Kerrigan’s lawyer, Janice Bassil, said Kerrigan told her that he had taken cough syrup because he has a bad cold.

“He informed me that he had taken a bunch of cough syrup,” she said.

Bassil argued that over-the-counter cough syrup can have high alcohol content and asked Judge Joseph Walker to allow Kerrigan to remain free on bail.

“He has been compliant with all of the conditions set for him by probation,” she said.

The judge denied the request, but said he may be willing to reconsider if the defense is able to show that Kerrigan had taken only cough medicine.

Bassil told the judge she plans to try to retrieve the bottle of cough syrup from Kerrigan’s house, have it tested for alcohol content and ask Kerrigan’s mother to submit an affidavit to verify that Kerrigan did drink the medicine.

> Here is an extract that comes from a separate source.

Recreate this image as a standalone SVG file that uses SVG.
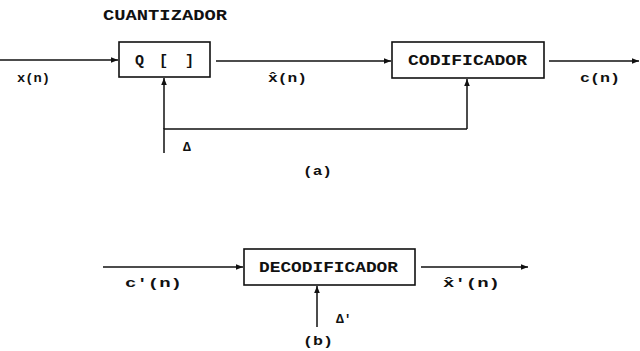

Michael DelSignore, a Stoughton attorney who specializes in defending people arrested for drunken driving, said there is no way to tell whether the levels of alcohol in Kerrigan’s test results come from alcohol in cough syrup or from alcoholic drinks.

“Breathalyzer machines cannot distinguish between alcohol that comes from liquor and alcohol that comes from cough syrup,” DelSignore said.

Kerrigan, 46, is due in court Thursday for a hearing on a defense motion to suppress statements he made to police at his home and at the police station after his father died.